RAW DATA>
-=-=-=-=-

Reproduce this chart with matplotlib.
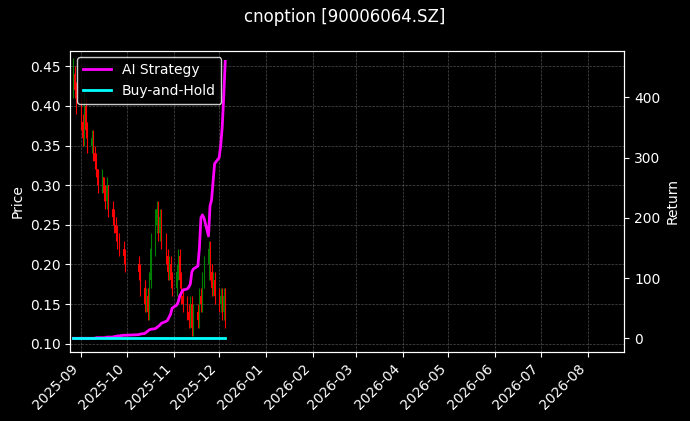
import matplotlib
matplotlib.use("Agg")
import matplotlib.pyplot as plt
import matplotlib.dates as mdates
import pandas as pd
import numpy as np

dates = [d for d in pd.bdate_range("2025-08-27", "2025-12-05") if not (pd.Timestamp("2025-10-01") <= d <= pd.Timestamp("2025-10-08"))]
close = [0.44,0.42,0.40,
         0.38,0.36,0.40,0.37,0.35,0.36,0.34,0.33,0.32,0.30,0.31,0.29,0.28,0.30,0.27,0.26,0.25,0.24,0.23,0.22,0.21,0.20,
         0.19,0.17,0.15,0.16,0.14,0.18,0.22,0.25,0.27,0.24,0.26,0.23,0.21,0.19,0.20,0.18,0.17,
         0.19,0.21,0.18,0.16,0.15,0.14,0.13,0.15,0.12,0.14,0.13,0.16,0.15,0.18,0.20,0.22,0.19,0.17,0.18,0.16,
         0.15,0.16,0.14,0.16,0.13]
opens = [0.42,0.44,0.42,
         0.40,0.38,0.36,0.40,0.37,0.35,0.36,0.34,0.33,0.32,0.30,0.31,0.29,0.28,0.30,0.27,0.26,0.25,0.24,0.23,0.22,0.21,
         0.20,0.19,0.17,0.15,0.16,0.14,0.18,0.22,0.25,0.27,0.24,0.26,0.23,0.21,0.19,0.20,0.18,
         0.17,0.19,0.21,0.18,0.16,0.15,0.14,0.13,0.15,0.12,0.14,0.13,0.16,0.15,0.18,0.20,0.22,0.19,0.17,0.18,
         0.16,0.15,0.16,0.14,0.16]
high = [0.46,0.45,0.43,
        0.41,0.39,0.42,0.41,0.38,0.37,0.37,0.35,0.34,0.32,0.32,0.31,0.30,0.31,0.30,0.28,0.27,0.26,0.25,0.24,0.23,0.22,
        0.21,0.20,0.18,0.17,0.17,0.19,0.24,0.27,0.28,0.28,0.27,0.27,0.24,0.22,0.21,0.21,0.19,
        0.20,0.22,0.22,0.19,0.17,0.16,0.15,0.16,0.16,0.15,0.15,0.17,0.17,0.19,0.21,0.23,0.23,0.20,0.19,0.19,
        0.17,0.17,0.17,0.17,0.17]
low = [0.41,0.41,0.39,
       0.37,0.35,0.35,0.36,0.34,0.34,0.33,0.32,0.31,0.29,0.29,0.28,0.27,0.27,0.26,0.25,0.24,0.23,0.22,0.21,0.20,0.19,
       0.18,0.16,0.14,0.14,0.13,0.13,0.17,0.21,0.24,0.23,0.23,0.22,0.20,0.18,0.18,0.17,0.16,
       0.16,0.18,0.17,0.15,0.14,0.13,0.12,0.12,0.11,0.11,0.12,0.12,0.14,0.14,0.17,0.18,0.18,0.16,0.16,0.15,
       0.14,0.14,0.13,0.13,0.12]
strategy = [0,0,0,
            0,0,0,0,0,0,0,0,1,1,1,1,1,2,2,2,3,3,4,4,5,5,
            6,7,8,10,12,14,15,16,18,20,22,25,28,30,35,40,50,
            55,60,70,75,80,82,85,90,110,115,120,150,200,205,200,170,220,230,260,290,
            300,320,350,400,460]
buyhold = [0]*len(dates)

fig, ax = plt.subplots(figsize=(6.9, 4.21), dpi=100)
fig.patch.set_facecolor("black")
ax.set_facecolor("black")
x = mdates.date2num(dates)
for xi, o, h, l, c in zip(x, opens, high, low, close):
    col = "green" if c >= o else "red"
    ax.vlines(xi, l, h, color=col, linewidth=0.8)
    ax.bar(xi, abs(c - o) if c != o else 0.002, bottom=min(o, c), width=0.6, color=col)
ax.set_ylim(0.09, 0.47)
ax.set_xlim(mdates.date2num(pd.Timestamp("2025-08-25")), mdates.date2num(pd.Timestamp("2026-08-25")))
ax.set_ylabel("Price", color="white")
ax.grid(True, color="gray", linestyle="--", linewidth=0.5, alpha=0.6)
ax.xaxis.set_major_locator(mdates.MonthLocator())
ax.xaxis.set_major_formatter(mdates.DateFormatter("%Y-%m"))
plt.setp(ax.get_xticklabels(), rotation=45, ha="right")

ax2 = ax.twinx()
l1, = ax2.plot(dates, strategy, color="magenta", linewidth=2, label="AI Strategy")
l2, = ax2.plot(dates, buyhold, color="cyan", linewidth=2, label="Buy-and-Hold")
ax2.set_ylim(-22, 478)
ax2.set_ylabel("Return", color="white")
for a in (ax, ax2):
    a.tick_params(colors="white")
    for s in a.spines.values():
        s.set_color("white")
leg = ax2.legend(handles=[l1, l2], loc="upper left", facecolor="black", edgecolor="white", labelcolor="white")
fig.suptitle("cnoption [90006064.SZ]", color="white")
plt.subplots_adjust(left=0.102, right=0.905, top=0.88, bottom=0.165)
fig.savefig("out.png", facecolor="black")
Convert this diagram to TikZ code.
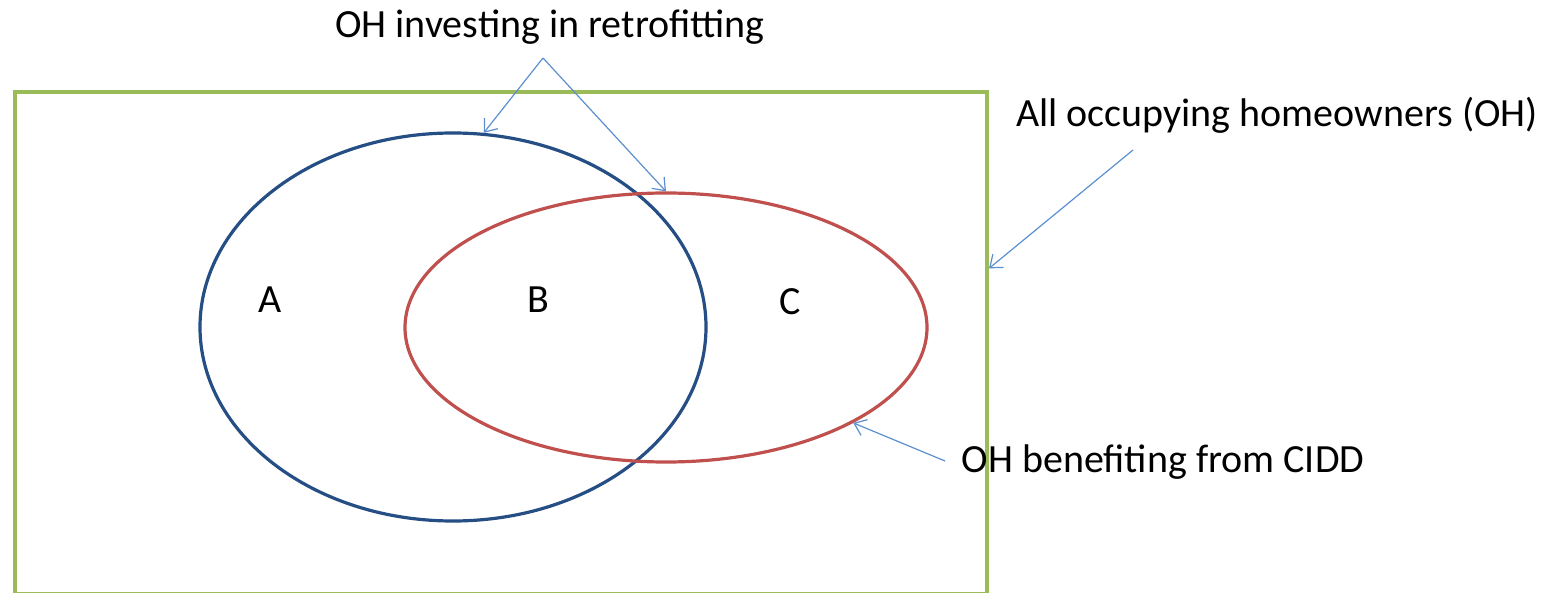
\documentclass[tikz,border=0pt]{standalone}
\usepackage{fontspec}
\setmainfont{Carlito}
\usetikzlibrary{arrows.meta,shapes.geometric,calc}
\definecolor{boxgreen}{HTML}{9BBB59}
\definecolor{setblue}{HTML}{254E85}
\definecolor{setred}{HTML}{C0504D}
\definecolor{arrblue}{HTML}{5B8FD0}
\tikzset{
  lbl/.style={font=\fontsize{40}{46}\selectfont, inner sep=0pt},
  pointer/.style={draw=arrblue, line width=1.2pt, -{Straight Barb[length=11pt,width=17pt]}},
}
\begin{document}
\begin{tikzpicture}[x=1pt,y=-1pt]
\useasboundingbox (0,0) rectangle (1549,593);
\node[draw=boxgreen, line width=4pt, minimum width=972pt, minimum height=502pt, inner sep=0pt, anchor=north west] (all) at (13,90) {};
\node[draw=setblue, line width=3.2pt, ellipse, minimum width=506pt, minimum height=388pt, inner sep=0pt] (blue) at (453,327) {};
\node[draw=setred, line width=3.2pt, ellipse, minimum width=522pt, minimum height=269pt, inner sep=0pt] (red) at (666,327.5) {};
\node[lbl] (A) at (270,300) {A};
\node[lbl] (B) at (538,300) {B};
\node[lbl] (C) at (790,302) {C};
\node[lbl] (inv) at (550,27) {OH investing in retrofitting};
\node[lbl] (allt) at (1277,115) {All occupying homeowners (OH)};
\node[lbl] (ben) at (1163,462) {OH benefiting from CIDD};
\coordinate (invp) at (543,58);
\coordinate (allp) at (1133,150);
\coordinate (benp) at (945,461);
\draw[pointer] (invp) -- (blue.81);
\draw[pointer] (invp) -- (red.90);
\draw[pointer] (allp) -- ($(all.north east)!0.3526!(all.south east)$);
\draw[pointer] (benp) -- (red.333);
\end{tikzpicture}
\end{document}
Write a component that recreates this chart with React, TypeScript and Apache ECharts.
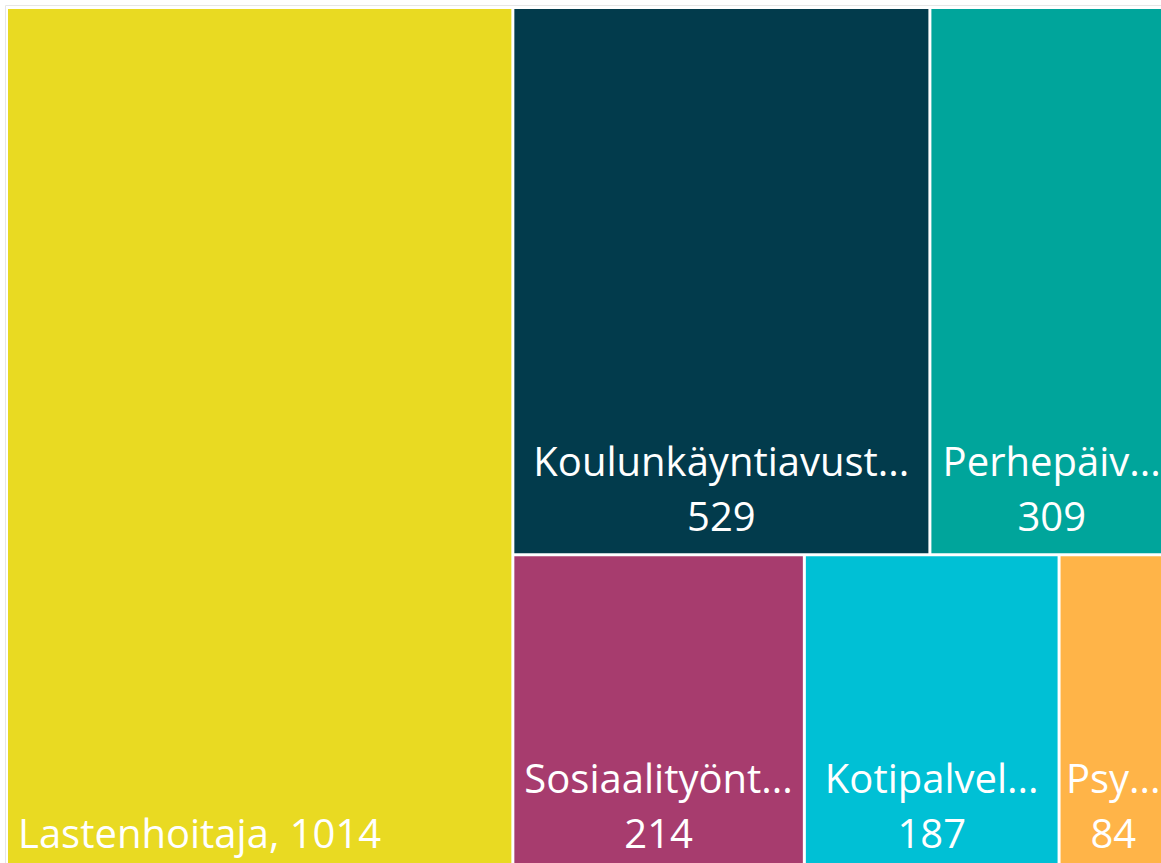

-=-=-=-=-

EXERCISE OBJECTIVE>
Scan the material for lines with the word "chart", and copy each line you find.

FINAL ANSWER>
Reproduce this chart with matplotlib.
Write a component that recreates this chart with React, TypeScript and Apache ECharts.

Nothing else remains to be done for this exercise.